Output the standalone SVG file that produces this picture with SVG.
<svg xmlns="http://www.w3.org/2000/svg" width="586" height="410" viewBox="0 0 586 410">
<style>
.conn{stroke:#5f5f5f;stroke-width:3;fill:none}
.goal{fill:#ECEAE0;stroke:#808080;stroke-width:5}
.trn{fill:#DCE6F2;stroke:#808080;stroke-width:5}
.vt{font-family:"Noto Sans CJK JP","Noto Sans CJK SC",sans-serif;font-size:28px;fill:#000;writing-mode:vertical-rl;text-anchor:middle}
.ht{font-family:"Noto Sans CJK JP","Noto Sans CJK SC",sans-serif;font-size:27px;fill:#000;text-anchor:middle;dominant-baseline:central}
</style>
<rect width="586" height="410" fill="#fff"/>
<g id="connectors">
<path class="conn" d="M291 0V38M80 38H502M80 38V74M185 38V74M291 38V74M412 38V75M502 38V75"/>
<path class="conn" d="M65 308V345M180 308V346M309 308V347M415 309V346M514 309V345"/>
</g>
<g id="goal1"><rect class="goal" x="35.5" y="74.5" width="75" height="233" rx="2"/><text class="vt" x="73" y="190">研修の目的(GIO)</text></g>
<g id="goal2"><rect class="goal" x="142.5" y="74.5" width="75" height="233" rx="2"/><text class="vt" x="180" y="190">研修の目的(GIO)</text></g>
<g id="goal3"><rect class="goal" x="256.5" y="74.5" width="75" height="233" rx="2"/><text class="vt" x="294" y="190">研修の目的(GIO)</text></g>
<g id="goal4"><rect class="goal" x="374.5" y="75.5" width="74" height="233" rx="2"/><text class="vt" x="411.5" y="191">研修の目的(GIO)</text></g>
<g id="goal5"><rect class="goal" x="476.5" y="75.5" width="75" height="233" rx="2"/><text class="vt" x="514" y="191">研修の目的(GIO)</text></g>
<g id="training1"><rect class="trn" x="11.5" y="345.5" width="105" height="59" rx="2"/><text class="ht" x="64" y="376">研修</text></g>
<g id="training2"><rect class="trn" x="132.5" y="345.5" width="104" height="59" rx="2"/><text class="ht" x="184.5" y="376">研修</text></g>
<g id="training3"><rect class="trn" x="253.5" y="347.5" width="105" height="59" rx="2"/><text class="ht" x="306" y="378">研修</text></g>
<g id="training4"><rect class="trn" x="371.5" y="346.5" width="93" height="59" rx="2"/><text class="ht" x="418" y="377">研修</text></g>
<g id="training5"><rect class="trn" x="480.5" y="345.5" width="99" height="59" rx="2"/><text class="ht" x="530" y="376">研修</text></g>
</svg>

==

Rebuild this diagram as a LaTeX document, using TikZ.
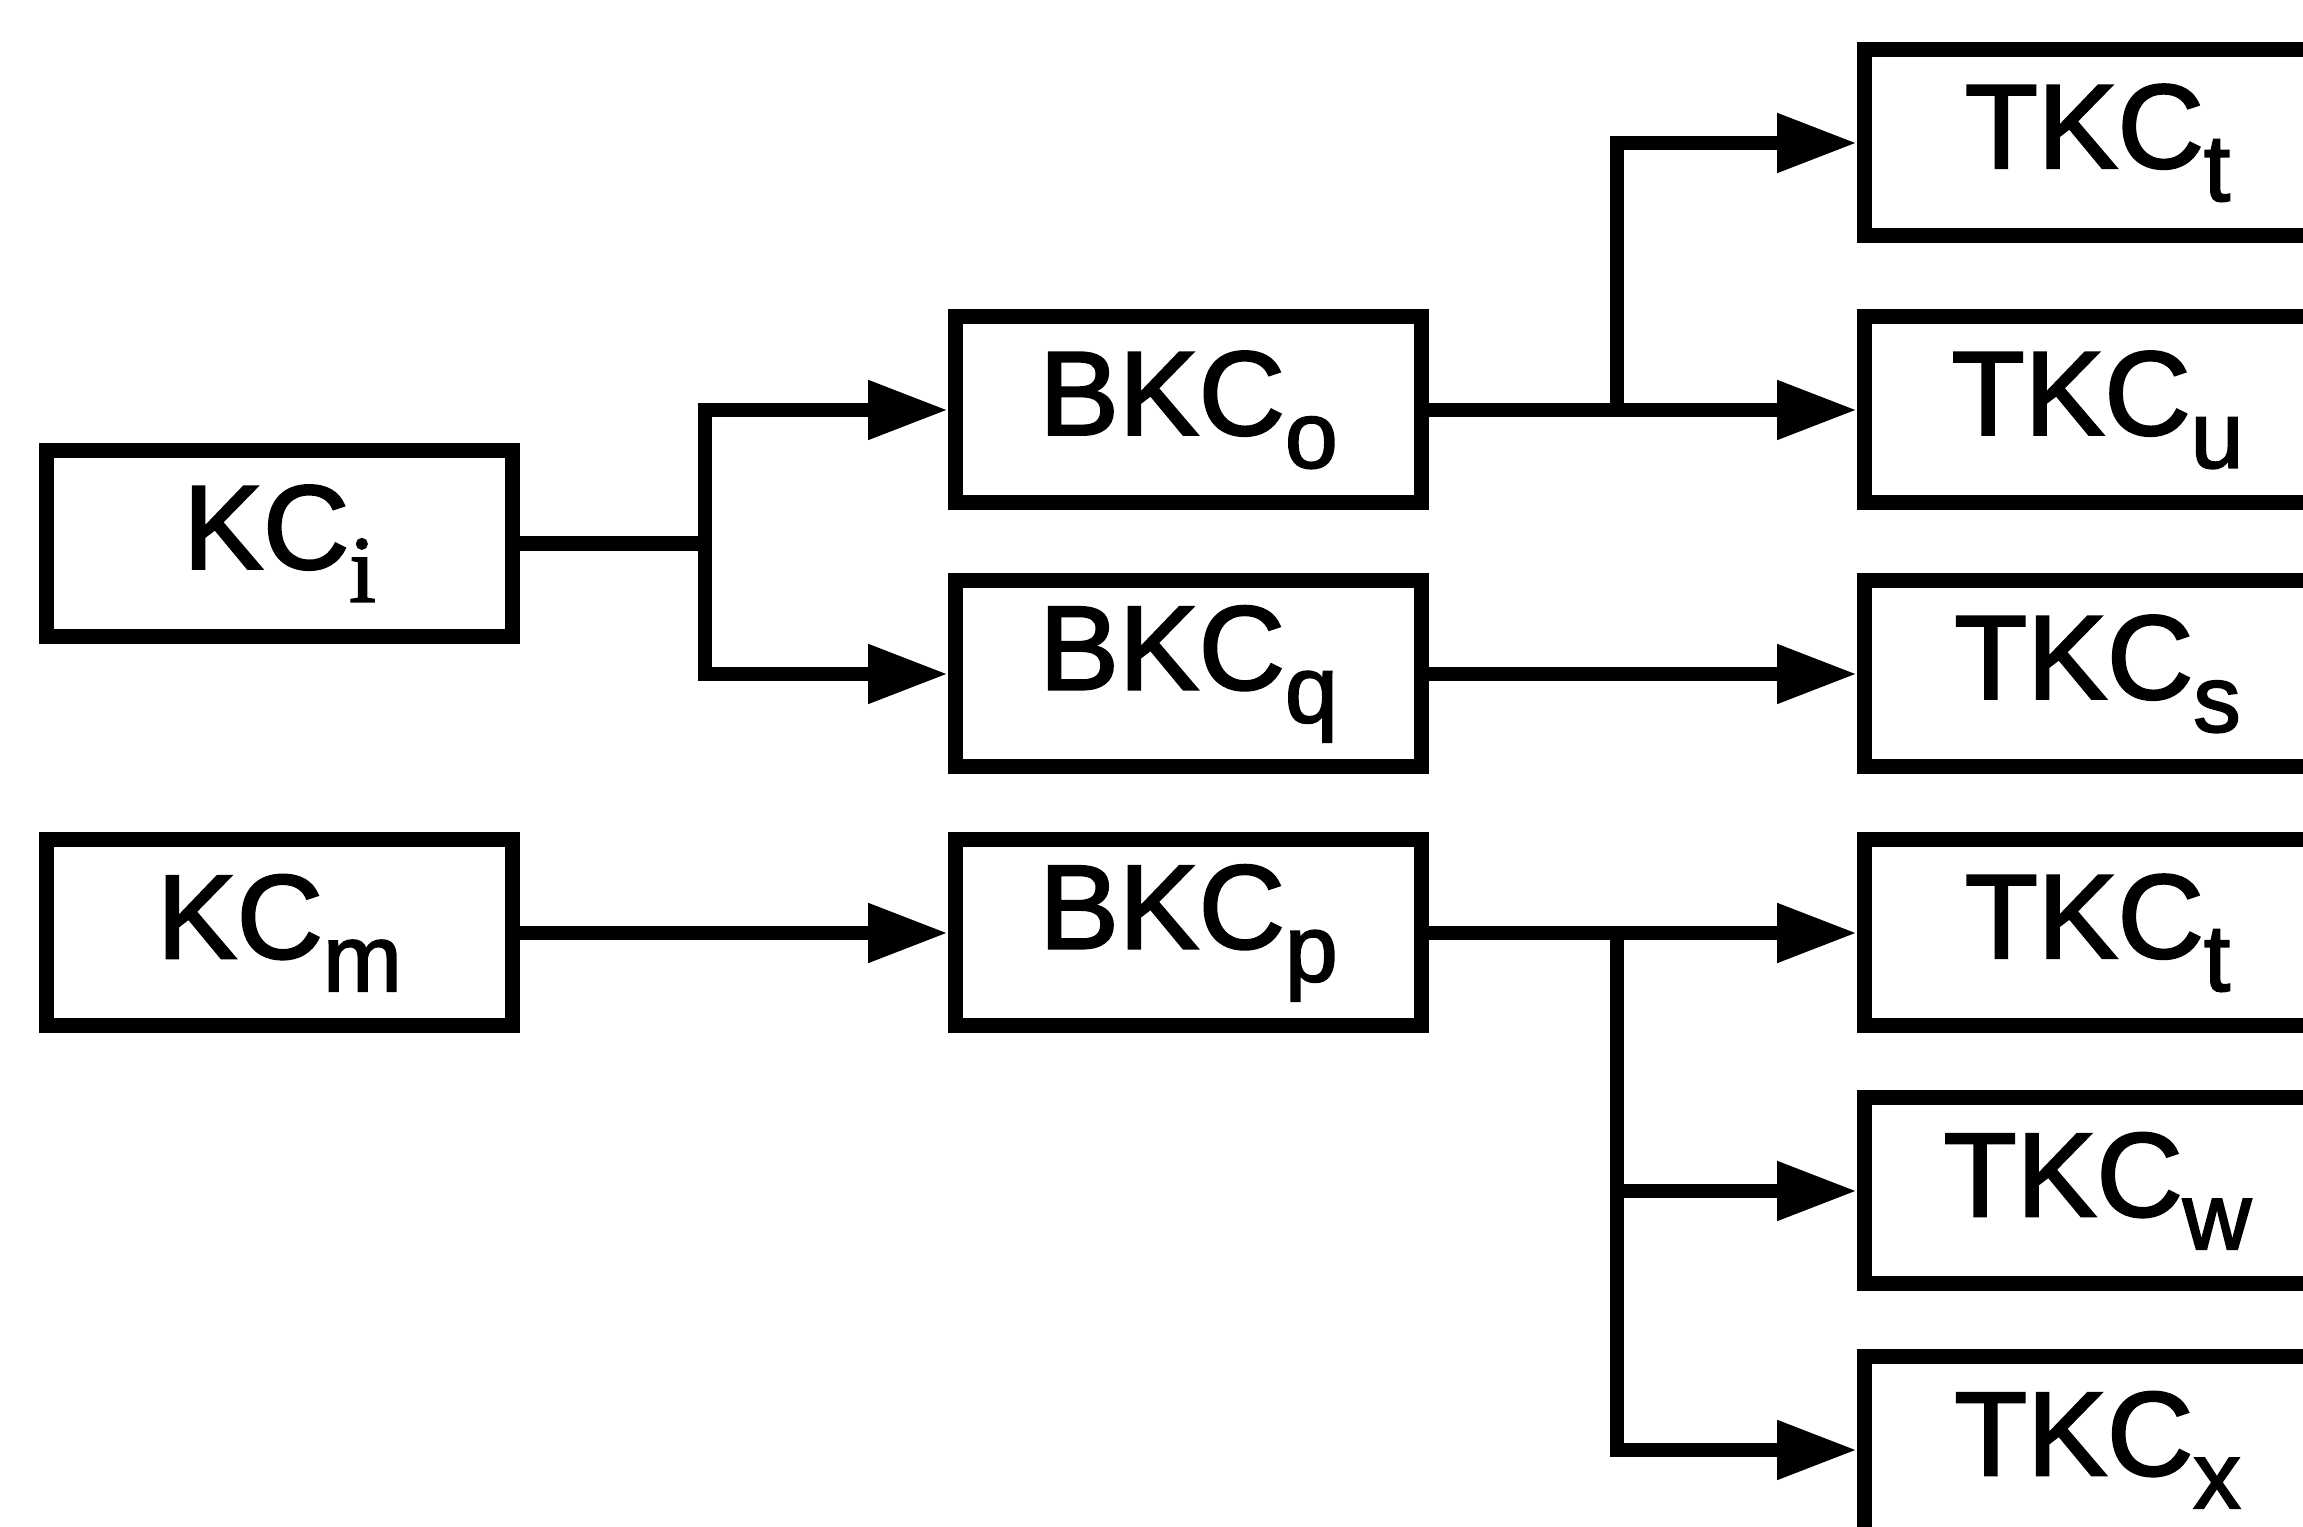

==

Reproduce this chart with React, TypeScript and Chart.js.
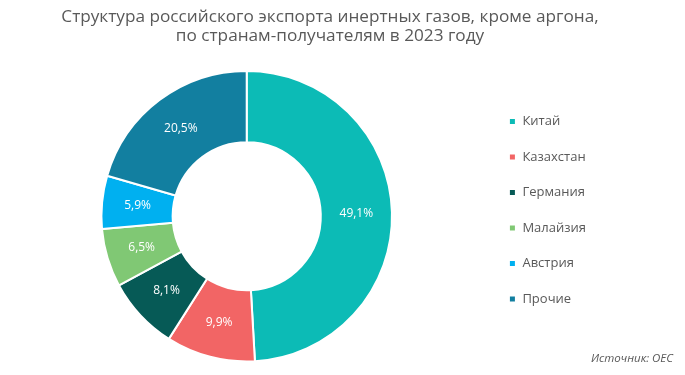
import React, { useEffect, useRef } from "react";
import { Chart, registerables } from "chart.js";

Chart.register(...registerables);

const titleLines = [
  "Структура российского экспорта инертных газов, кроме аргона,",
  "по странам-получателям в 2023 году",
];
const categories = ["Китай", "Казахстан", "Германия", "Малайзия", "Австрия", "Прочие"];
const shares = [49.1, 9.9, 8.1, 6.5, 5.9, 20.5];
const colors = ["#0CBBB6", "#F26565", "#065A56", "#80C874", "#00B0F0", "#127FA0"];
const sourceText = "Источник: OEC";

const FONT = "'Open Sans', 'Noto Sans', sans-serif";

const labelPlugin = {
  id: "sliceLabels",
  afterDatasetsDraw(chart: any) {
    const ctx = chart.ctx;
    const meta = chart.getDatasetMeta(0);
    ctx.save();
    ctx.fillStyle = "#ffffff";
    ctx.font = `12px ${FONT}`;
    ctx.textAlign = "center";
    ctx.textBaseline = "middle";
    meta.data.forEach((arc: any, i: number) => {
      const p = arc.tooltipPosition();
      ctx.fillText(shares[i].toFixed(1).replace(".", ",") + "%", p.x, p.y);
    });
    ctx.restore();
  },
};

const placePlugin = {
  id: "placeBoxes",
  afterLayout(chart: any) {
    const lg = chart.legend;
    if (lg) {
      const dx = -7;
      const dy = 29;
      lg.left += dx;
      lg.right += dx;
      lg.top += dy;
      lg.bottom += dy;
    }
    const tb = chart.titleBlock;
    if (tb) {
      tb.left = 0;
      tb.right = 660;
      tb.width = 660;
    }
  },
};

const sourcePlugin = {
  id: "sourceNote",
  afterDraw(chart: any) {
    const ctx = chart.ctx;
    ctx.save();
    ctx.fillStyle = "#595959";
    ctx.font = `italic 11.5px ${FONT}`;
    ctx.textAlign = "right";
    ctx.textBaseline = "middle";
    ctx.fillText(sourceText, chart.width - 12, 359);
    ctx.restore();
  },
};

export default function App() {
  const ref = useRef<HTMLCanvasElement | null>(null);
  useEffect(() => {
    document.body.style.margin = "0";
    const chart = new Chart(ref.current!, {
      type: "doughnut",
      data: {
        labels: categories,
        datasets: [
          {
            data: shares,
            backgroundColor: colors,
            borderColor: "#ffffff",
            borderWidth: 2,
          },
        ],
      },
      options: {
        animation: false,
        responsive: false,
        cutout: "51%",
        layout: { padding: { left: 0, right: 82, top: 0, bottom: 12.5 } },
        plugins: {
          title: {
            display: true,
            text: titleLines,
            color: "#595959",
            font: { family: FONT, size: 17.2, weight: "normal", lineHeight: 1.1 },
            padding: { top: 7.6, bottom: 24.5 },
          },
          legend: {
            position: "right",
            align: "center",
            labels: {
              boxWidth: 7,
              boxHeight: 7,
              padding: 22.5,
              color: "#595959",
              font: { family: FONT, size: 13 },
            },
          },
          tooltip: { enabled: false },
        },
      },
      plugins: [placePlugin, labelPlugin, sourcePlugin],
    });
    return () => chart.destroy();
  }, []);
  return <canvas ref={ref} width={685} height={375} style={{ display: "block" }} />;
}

**WRITTEN REQUEST**: From the entries above, pull out each line that includes "React".

**THE REPLY**:
Reproduce this chart with React, TypeScript and Chart.js.
import React, { useEffect, useRef } from "react";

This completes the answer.